Consumer spending up faster than income in March
May 3, 2010 · Tagged with Others Tips
Consumer spending rose in March by the largest amount in five months but the gains were financed out of savings, which fell to the lowest level in 18 months. A slight rise in incomes added to concerns that the recovery could weaken unless income growth increases more rapidly.
The Commerce Department said consumer spending rose 0.6 percent in March, matching economists’ expectations. Personal incomes edged up just 0.3 percent, raising new worries about lackluster income growth.

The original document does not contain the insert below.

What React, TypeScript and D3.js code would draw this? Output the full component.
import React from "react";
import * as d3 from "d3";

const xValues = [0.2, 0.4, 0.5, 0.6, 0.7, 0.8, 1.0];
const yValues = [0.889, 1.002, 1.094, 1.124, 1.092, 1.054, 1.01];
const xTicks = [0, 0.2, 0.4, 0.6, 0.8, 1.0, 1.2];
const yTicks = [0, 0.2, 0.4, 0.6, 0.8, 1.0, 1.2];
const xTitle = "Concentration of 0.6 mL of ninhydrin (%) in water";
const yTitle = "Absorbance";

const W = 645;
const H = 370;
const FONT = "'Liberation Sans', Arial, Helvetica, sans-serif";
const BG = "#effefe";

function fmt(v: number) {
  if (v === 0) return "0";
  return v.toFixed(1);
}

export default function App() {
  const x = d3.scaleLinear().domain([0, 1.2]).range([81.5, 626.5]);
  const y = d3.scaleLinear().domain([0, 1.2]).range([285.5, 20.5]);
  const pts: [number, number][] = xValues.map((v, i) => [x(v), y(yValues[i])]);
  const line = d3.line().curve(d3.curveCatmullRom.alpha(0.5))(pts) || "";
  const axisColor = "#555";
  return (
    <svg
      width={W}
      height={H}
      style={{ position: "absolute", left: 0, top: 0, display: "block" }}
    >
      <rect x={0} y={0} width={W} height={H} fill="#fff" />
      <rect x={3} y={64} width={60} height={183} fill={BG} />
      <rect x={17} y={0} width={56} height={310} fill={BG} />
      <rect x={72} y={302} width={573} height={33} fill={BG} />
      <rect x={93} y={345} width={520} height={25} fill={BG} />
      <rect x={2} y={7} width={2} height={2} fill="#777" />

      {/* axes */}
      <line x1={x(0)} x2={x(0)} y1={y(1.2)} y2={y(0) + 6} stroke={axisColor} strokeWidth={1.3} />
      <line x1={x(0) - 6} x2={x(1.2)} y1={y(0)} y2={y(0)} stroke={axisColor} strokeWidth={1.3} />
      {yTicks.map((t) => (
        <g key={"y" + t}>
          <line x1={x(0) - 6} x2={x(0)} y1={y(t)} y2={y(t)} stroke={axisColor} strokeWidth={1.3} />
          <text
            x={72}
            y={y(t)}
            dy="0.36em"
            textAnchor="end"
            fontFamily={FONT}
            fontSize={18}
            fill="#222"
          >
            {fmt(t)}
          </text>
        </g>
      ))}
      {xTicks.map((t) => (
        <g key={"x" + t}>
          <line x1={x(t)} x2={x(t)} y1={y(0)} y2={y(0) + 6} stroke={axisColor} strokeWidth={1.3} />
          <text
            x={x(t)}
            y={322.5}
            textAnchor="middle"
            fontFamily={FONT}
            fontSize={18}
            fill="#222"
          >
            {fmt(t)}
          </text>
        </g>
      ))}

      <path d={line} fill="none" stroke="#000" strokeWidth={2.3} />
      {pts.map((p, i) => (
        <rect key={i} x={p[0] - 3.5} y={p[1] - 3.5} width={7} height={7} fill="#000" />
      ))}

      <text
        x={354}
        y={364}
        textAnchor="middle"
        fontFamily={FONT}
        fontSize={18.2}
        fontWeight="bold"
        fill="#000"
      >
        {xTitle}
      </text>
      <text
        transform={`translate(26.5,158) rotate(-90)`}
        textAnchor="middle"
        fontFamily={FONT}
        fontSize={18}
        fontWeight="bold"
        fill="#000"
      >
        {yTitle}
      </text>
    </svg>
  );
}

The March surge in spending was propelled by savings, which drove the personal savings rate down to 2.7 percent of after-tax incomes, the lowest level since September 2008.
The fear is that income growth will remain weak, reflecting severely high unemployment, as the job market continues to show the effects of the nation’s worst recession since the Great Depression.
Unless businesses boost hiring, households will not have the incomes needed to support consumer spending, which accounts for 70 percent of economic activity. That would put the economic recovery in jeopardy.
Two other reports offered more a mixed picture of the recovery.
Commerce said construction spending rose 0.2 percent in March, the first increase in five months. But all the strength came in government activity as private sector building fell to the lowest level in a decade. Weakness in construction remains a drag on the economy.
In the meantime, U.S. manufacturing is helping sustain the rebound. Factory activity expanded at the fastest pace in nearly six years, according to a report from the Institute for Supply Management, a trade group of purchasing executives. It said its manufacturing index rose to 60.4 in April from 59.6 in March. It’s the ninth straight month of growth. A level above 50 indicates expansion.